How much research did you do on Berg?

Most of what I know about Berg comes from Dawidoff’s excellent book. I also looked up all of his stats on…. I have some kind of dim memory that I found other articles on Berg, but the vast majority of the Berg-related stuff in “Agent Provocateur” is taken from Dawidoff. I owe him a beer.

Do you read a lot of baseball fiction? Who are some of your favorite writers in that genre?

I taught a course on Baseball in American literature once, and my favorite books from that class would probably be [Robert] Coover’s The Universal Baseball Association, Inc., J. Henry Waugh, Prop. and Philip Roth’s The Great American Novel. Also Karen Joy Fowler’s The Sweetheart Season: A Novel is a terrific novel about women and baseball during and after World War II. And of course nobody can talk about baseball literature without mentioning The Natural.

Not being a huge follower of the genres, what’s the difference between science fiction and fantasy? Is it merely that the former has possibilities “based” on science (Space/time travel, aliens, etc.) and the latter deals with the “impossible” (unicorns, dwarfs and elves, etc.)? How would you classify “Agent Provocateur?”
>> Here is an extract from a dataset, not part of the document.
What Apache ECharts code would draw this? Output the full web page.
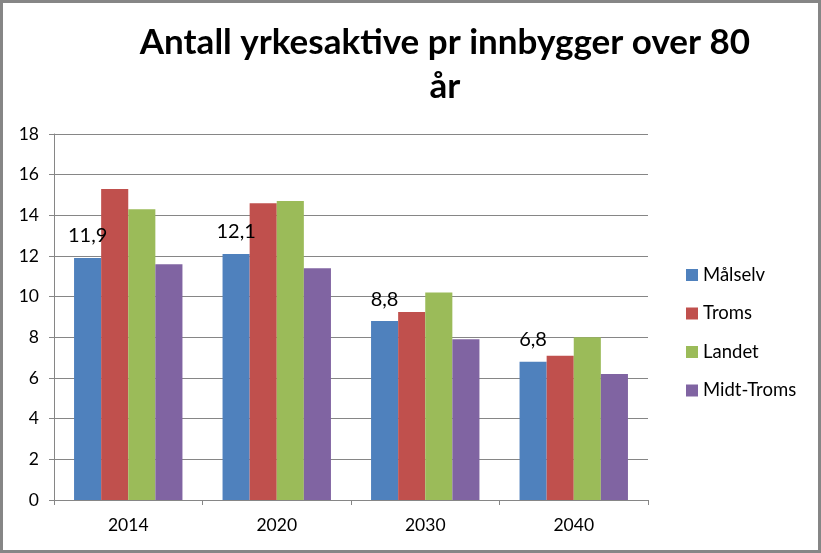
<!DOCTYPE html>
<html>
<head>
<meta charset="utf-8">
<script src="https://cdn.jsdelivr.net/npm/echarts@6/dist/echarts.min.js"></script>
<style>
  html, body { margin: 0; padding: 0; background: #fff; }
  #frame { width: 821px; height: 553px; box-sizing: border-box; border: 3px solid #868686; }
  #chart { width: 815px; height: 547px; }
</style>
</head>
<body>
<div id="frame"><div id="chart"></div></div>
<script>
var years = ['2014', '2020', '2030', '2040'];
var malselv = [11.9, 12.1, 8.8, 6.8];
var troms = [15.3, 14.6, 9.25, 7.1];
var landet = [14.3, 14.7, 10.2, 8.0];
var midtTroms = [11.6, 11.4, 7.9, 6.2];
var seriesNames = ['Målselv', 'Troms', 'Landet', 'Midt-Troms'];
var colors = ['#4F81BD', '#C0504D', '#9BBB59', '#8064A2'];

var font = 'Lato, "Open Sans", sans-serif';

function bar(name, data, color, withLabel) {
	return {
		name: name,
		type: 'bar',
		data: data,
		barGap: 0,
		barCategoryGap: '27%',
		itemStyle: { color: color },
		label: {
			show: withLabel,
			position: 'top',
			distance: 12,
			color: '#000',
			fontSize: 20,
			fontFamily: font,
			formatter: function (p) { return String(p.value).replace('.', ','); }
		}
	};
}

var option = {
	animation: false,
	color: colors,
	title: {
		text: 'Antall yrkesaktive pr innbygger over 80\når',
		left: 437,
		top: 13,
		textAlign: 'center',
		textStyle: {
			fontFamily: font,
			fontWeight: 'bold',
			fontSize: 35,
			lineHeight: 44,
			color: '#000'
		}
	},
	legend: {
		orient: 'vertical',
		left: 678,
		top: 257,
		itemWidth: 12,
		itemHeight: 12,
		itemGap: 18.5,
		icon: 'rect',
		data: seriesNames,
		textStyle: { fontFamily: font, fontSize: 18.5, color: '#000', lineHeight: 20 }
	},
	grid: { left: 51, right: 170, top: 131, bottom: 50, containLabel: false },
	xAxis: {
		type: 'category',
		data: years,
		axisLine: { lineStyle: { color: '#868686' } },
		axisTick: { show: true, length: 5, lineStyle: { color: '#868686' } },
		axisLabel: { color: '#000', fontSize: 17.5, fontFamily: font, margin: 16 }
	},
	yAxis: {
		type: 'value',
		min: 0,
		max: 18,
		interval: 2,
		axisLine: { show: true, lineStyle: { color: '#868686' } },
		axisTick: { show: true, length: 5, lineStyle: { color: '#868686' } },
		axisLabel: { color: '#000', fontSize: 17.5, fontFamily: font, margin: 15 },
		splitLine: { lineStyle: { color: '#868686' } }
	},
	series: [
		bar(seriesNames[0], malselv, colors[0], true),
		bar(seriesNames[1], troms, colors[1], false),
		bar(seriesNames[2], landet, colors[2], false),
		bar(seriesNames[3], midtTroms, colors[3], false)
	]
};

var mychart = echarts.init(document.getElementById('chart'));
mychart.setOption(option);
</script>
</body>
</html>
This is a question that has vexed genre readers for a long time. If you ever want to start an argument among SF or fantasy fans, bring this up. What you suggest is a good basic division, though: broadly speaking, SF is the literature of the possible, and fantasy the literature of the impossible.

I believe you previously mentioned you had written another baseball-related story…?
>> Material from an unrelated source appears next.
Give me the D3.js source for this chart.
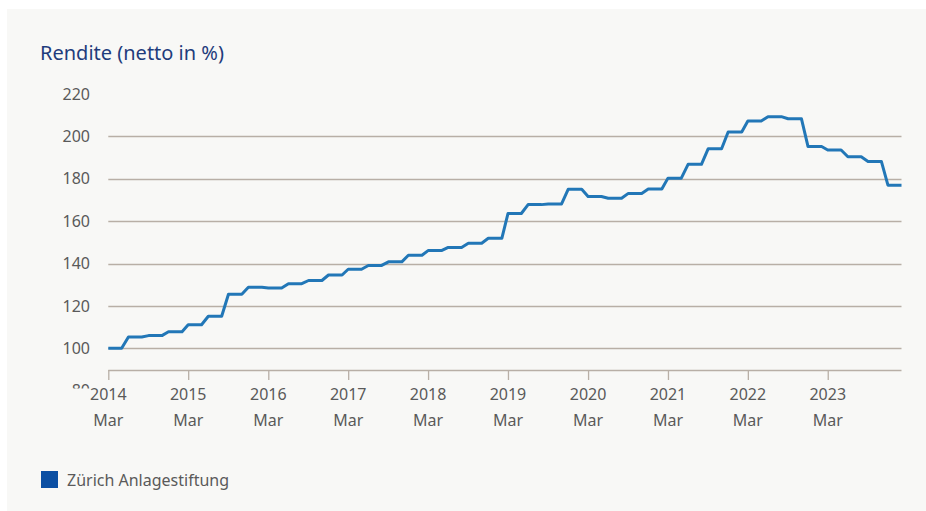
<!DOCTYPE html>
<html>
<head>
<meta charset="utf-8">
<script src="https://cdn.jsdelivr.net/npm/d3@7"></script>
<style>
  html, body { margin: 0; padding: 0; background: #ffffff; }
  svg { display: block; font-family: "Noto Sans", "DejaVu Sans", sans-serif; }
</style>
</head>
<body>
<svg id="chart" width="926" height="511"></svg>
<script>
// ---- data ----
var seriesName = "Zürich Anlagestiftung";
var startMonth = "2014-03";
// monthly values, Mar 2014 .. Feb 2024
var rendite = [
  100, 100, 100, 105.3, 105.3, 105.3, 106, 106, 106, 107.8,          // 2014 Mar-Dec
  107.8, 107.8, 111.1, 111.1, 111.1, 115.1, 115.1, 115.1, 125.5, 125.5, 125.5, 128.8, // 2015
  128.8, 128.8, 128.5, 128.5, 128.5, 130.5, 130.5, 130.5, 132, 132, 132, 134.6,       // 2016
  134.6, 134.6, 137.3, 137.3, 137.3, 139.1, 139.1, 139.1, 140.8, 140.8, 140.8, 143.9, // 2017
  143.9, 143.9, 146.1, 146.1, 146.1, 147.6, 147.6, 147.6, 149.6, 149.6, 149.6, 151.9, // 2018
  151.9, 151.9, 163.6, 163.6, 163.6, 167.8, 167.8, 167.8, 168.1, 168.1, 168.1, 175,   // 2019
  175, 175, 171.6, 171.6, 171.6, 170.8, 170.8, 170.8, 173.1, 173.1, 173.1, 175.2,     // 2020
  175.2, 175.2, 180.3, 180.3, 180.3, 186.8, 186.8, 186.8, 194.2, 194.2, 194.2, 202.1, // 2021
  202.1, 202.1, 207.3, 207.3, 207.3, 209.3, 209.3, 209.3, 208.3, 208.3, 208.3, 195.2, // 2022
  195.2, 195.2, 193.6, 193.6, 193.6, 190.4, 190.4, 190.4, 188.2, 188.2, 188.2, 177,   // 2023
  177, 177                                                                             // 2024 Jan-Feb
];
var yTicks = [80, 100, 120, 140, 160, 180, 200, 220];
var gridTicks = [100, 120, 140, 160, 180, 200];
var xTickYears = [2014, 2015, 2016, 2017, 2018, 2019, 2020, 2021, 2022, 2023];
var xTickMonth = "Mar";

var parseMonth = d3.timeParse("%Y-%m");
var first = parseMonth(startMonth);
var data = rendite.map(function(v, i) { return {date: d3.timeMonth.offset(first, i), value: v}; });

// ---- layout ----
var svg = d3.select("#chart");
var plotLeft = 108.3, plotRight = 901.5, plotTop = 94, plotBottom = 369.5;
var textColor = "#5a5a5a", gridColor = "#b8afa6";

svg.append("rect")
    .attr("x", 7).attr("y", 9)
    .attr("width", 919).attr("height", 502)
    .attr("fill", "#f8f8f6");

var x = d3.scaleTime()
    .domain([data[0].date, data[data.length - 1].date])
    .range([plotLeft, plotRight]);

var y = d3.scaleLinear()
    .domain([90, 220])
    .range([plotBottom, plotTop]);

// title
svg.append("text")
    .attr("x", 40).attr("y", 60)
    .attr("fill", "#1f3c7c")
    .attr("font-size", 20)
    .text("Rendite (netto in %)");

// gridlines
svg.append("g")
    .selectAll("line")
    .data(gridTicks)
    .enter().append("line")
    .attr("x1", plotLeft).attr("x2", plotRight)
    .attr("y1", function(d) { return Math.round(y(d)) + 0.5; })
    .attr("y2", function(d) { return Math.round(y(d)) + 0.5; })
    .attr("stroke", gridColor)
    .attr("stroke-width", 1.3);

// y labels (the 80 one is partly hidden under the x labels)
svg.append("clipPath").attr("id", "yclip")
    .append("rect").attr("x", 0).attr("y", 0).attr("width", 100).attr("height", 388.5);

svg.append("g")
    .attr("clip-path", "url(#yclip)")
    .selectAll("text")
    .data(yTicks)
    .enter().append("text")
    .attr("x", 90)
    .attr("y", function(d) { return y(d); })
    .attr("dy", "0.35em")
    .attr("text-anchor", "end")
    .attr("fill", textColor)
    .attr("font-size", 16)
    .text(function(d) { return d; });

// x axis
var xAxis = svg.append("g")
    .attr("transform", "translate(0," + Math.round(plotBottom) + ")")
    .call(d3.axisBottom(x)
        .tickValues(xTickYears.map(function(yr) { return new Date(yr, 2, 1); }))
        .tickSize(10)
        .tickFormat(""));
xAxis.select(".domain").attr("stroke", gridColor).attr("stroke-width", 1.3)
    .attr("d", "M" + plotLeft + ",0.5H" + plotRight);
xAxis.selectAll(".tick line").attr("stroke", gridColor).attr("stroke-width", 1.3);

var xl = svg.append("g").selectAll("g")
    .data(xTickYears)
    .enter().append("g")
    .attr("transform", function(d) { return "translate(" + x(new Date(d, 2, 1)) + ",0)"; });
xl.append("text")
    .attr("y", 394).attr("dy", "0.35em")
    .attr("text-anchor", "middle")
    .attr("fill", textColor).attr("font-size", 16)
    .text(function(d) { return d; });
xl.append("text")
    .attr("y", 420).attr("dy", "0.35em")
    .attr("text-anchor", "middle")
    .attr("fill", textColor).attr("font-size", 16)
    .text(xTickMonth);

// line
var line = d3.line()
    .x(function(d) { return x(d.date); })
    .y(function(d) { return y(d.value); });

svg.append("path")
    .datum(data)
    .attr("d", line)
    .attr("fill", "none")
    .attr("stroke", "#2277b7")
    .attr("stroke-width", 3)
    .attr("stroke-linejoin", "round");

// legend
svg.append("rect")
    .attr("x", 41).attr("y", 471)
    .attr("width", 17).attr("height", 17)
    .attr("fill", "#0b4fa3");
svg.append("text")
    .attr("x", 67).attr("y", 480).attr("dy", "0.35em")
    .attr("fill", textColor).attr("font-size", 16)
    .text(seriesName);
</script>
</body>
</html>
There’s baseball in a lot of my stuff, usually as part of the background. There’s a novel I wrote, The Narrows, which takes place in Detroit during World War II — like “Agent Provocateur” — and the characters in that book complain about how bad wartime baseball is and wish Hank Greenberg was still around. But mostly that book is about the golem archetype (the main character works on a secret project making golems for the war effort) and Detroit folklore. In another one of my books, One King, One Soldier, one of the main characters is a barnstorming baseball player in the 1880s — but again, the main thrust of that book is more about Arthur Rimbaud, the Fisher King legend, and Beat culture. Sort of.

Are you familiar with other stories/books of baseball science fiction? I’m thinking of the some of the work of W.P. Kinsella , but are there others you can recommend?
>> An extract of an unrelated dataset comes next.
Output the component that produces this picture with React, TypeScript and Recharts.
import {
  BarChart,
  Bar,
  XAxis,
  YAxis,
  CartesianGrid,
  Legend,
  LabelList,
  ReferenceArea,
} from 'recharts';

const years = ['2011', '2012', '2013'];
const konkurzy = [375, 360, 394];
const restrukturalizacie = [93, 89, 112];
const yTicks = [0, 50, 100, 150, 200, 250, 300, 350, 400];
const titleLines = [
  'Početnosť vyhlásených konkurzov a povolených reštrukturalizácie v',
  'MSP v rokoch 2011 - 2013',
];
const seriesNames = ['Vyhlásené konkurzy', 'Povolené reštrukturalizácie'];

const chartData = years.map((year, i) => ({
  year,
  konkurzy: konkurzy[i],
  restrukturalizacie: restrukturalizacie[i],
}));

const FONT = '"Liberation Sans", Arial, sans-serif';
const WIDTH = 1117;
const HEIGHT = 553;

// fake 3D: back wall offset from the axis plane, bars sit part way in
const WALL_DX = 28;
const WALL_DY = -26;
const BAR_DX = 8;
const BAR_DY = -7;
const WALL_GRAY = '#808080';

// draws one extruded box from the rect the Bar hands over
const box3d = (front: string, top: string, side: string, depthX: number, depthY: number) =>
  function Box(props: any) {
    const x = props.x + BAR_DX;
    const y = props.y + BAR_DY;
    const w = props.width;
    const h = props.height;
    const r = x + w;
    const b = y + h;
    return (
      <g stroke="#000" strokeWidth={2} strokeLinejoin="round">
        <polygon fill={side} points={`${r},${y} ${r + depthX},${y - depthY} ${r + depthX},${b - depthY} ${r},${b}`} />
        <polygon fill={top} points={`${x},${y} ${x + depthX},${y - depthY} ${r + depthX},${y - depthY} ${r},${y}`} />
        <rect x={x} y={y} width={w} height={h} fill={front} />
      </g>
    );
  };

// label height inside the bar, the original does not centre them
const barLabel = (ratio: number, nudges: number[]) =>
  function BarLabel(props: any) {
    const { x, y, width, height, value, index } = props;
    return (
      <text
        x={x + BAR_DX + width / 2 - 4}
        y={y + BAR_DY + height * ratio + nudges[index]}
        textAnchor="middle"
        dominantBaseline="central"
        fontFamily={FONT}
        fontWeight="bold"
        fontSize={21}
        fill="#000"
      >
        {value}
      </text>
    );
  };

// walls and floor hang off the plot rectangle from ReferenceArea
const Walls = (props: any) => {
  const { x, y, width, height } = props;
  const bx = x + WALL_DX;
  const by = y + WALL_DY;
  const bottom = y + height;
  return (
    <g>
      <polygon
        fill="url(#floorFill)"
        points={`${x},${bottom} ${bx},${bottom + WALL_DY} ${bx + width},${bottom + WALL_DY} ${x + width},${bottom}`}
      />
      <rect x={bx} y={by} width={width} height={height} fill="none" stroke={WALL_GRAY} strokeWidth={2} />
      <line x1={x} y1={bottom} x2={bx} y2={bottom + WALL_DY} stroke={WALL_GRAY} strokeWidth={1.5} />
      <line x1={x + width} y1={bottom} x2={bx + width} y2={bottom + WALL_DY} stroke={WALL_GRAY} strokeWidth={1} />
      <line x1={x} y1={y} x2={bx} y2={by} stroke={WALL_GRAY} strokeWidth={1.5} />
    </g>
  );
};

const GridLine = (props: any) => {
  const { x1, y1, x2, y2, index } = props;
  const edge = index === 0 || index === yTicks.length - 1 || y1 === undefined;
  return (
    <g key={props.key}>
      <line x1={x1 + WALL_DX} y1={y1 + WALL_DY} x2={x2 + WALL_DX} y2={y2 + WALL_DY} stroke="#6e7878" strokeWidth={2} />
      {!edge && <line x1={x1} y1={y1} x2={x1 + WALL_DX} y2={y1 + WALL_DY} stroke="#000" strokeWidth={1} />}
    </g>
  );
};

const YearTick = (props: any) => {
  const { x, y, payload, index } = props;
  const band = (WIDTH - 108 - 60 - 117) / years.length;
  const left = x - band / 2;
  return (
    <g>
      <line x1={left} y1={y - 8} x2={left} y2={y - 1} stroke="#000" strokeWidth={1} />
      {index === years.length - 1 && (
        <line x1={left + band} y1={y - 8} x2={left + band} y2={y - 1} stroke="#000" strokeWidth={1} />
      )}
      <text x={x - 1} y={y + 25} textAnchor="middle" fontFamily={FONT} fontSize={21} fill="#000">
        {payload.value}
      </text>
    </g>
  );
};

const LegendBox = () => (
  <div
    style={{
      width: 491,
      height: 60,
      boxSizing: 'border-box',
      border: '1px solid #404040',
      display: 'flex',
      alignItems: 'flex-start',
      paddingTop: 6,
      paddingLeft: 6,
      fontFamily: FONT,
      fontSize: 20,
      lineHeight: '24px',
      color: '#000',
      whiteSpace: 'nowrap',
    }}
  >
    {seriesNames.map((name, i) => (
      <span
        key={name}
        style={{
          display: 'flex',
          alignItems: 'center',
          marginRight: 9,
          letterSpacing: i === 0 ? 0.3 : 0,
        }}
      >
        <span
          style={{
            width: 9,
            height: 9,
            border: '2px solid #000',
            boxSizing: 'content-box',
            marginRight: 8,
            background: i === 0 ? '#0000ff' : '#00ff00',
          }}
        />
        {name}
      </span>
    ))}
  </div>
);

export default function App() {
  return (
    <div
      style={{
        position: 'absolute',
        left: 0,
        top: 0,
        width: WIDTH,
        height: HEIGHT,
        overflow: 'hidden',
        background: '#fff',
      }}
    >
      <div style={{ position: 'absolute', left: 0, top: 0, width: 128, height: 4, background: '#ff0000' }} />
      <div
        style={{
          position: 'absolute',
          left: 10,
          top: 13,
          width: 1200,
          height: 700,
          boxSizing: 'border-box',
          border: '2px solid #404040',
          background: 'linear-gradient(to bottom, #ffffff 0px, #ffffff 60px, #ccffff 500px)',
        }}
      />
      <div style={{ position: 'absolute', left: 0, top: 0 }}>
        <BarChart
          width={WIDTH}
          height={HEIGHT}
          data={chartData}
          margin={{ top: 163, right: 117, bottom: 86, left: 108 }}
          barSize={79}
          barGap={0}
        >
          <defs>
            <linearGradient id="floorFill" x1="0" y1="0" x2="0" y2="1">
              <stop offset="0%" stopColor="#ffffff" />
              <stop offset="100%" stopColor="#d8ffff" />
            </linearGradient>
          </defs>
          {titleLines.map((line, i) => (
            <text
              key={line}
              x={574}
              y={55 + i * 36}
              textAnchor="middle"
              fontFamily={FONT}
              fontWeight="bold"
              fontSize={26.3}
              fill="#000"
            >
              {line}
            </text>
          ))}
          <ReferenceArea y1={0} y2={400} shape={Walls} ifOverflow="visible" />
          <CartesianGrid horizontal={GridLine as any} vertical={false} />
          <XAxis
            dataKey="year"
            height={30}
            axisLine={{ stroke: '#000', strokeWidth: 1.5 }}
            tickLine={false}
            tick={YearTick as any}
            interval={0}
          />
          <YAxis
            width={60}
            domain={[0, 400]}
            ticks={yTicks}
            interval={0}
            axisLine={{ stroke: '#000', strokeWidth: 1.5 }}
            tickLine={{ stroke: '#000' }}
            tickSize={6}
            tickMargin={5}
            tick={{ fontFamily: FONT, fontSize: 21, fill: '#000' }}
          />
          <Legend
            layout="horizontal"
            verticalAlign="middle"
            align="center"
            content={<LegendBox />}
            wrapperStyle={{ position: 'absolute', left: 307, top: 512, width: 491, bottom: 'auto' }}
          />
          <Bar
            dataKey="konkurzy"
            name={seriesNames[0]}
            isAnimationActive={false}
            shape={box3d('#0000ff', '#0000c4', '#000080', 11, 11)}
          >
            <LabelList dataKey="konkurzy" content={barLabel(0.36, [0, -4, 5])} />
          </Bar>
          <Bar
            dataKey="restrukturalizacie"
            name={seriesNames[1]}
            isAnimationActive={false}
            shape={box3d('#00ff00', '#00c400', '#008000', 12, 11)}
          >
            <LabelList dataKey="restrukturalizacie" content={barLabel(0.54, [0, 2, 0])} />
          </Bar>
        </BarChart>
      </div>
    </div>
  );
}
Sure. There’s If I Never Get Back, a time-travel baseball novel by Darryl Brock. Kim Stanley Robinson wrote a terrific story called “Arthur Sternbach Brings the Curveball to Mars.” There’s a Michael Bishop novel called Brittle Innings that is maybe the best fantasy novel about baseball this side of The Natural. Rick Wilber writes lots of baseball fiction and it’s good stuff, too.

The ending of “AP” kind of reminds me of the end of Inception: both leave you wondering, what will happen?

I haven’t seen Inception! But I want to. Yeah, the story is about the eternal problem of not being able to know what’s going to happen. In another way, it’s about the inverse of that question: do we know that what has happened had to happen? Was there another possibility? Does that other possibility exist in some other time stream or reality? These are fantasies, but since there’s no way to disprove them they’re interesting to think about. Moe Berg understood the irony of never being able to know what’s going to happen and nevertheless having to make choices based on anticipated consequences. The great thing about him as a character is that he had enough perspective on that problem to be able to make notes to himself about the uncertainty principle while he’s holding Heisenberg’s life in his hands.

Many thanks, Alex.

Thanks for the conversation. Now I’m going to go watch Inception.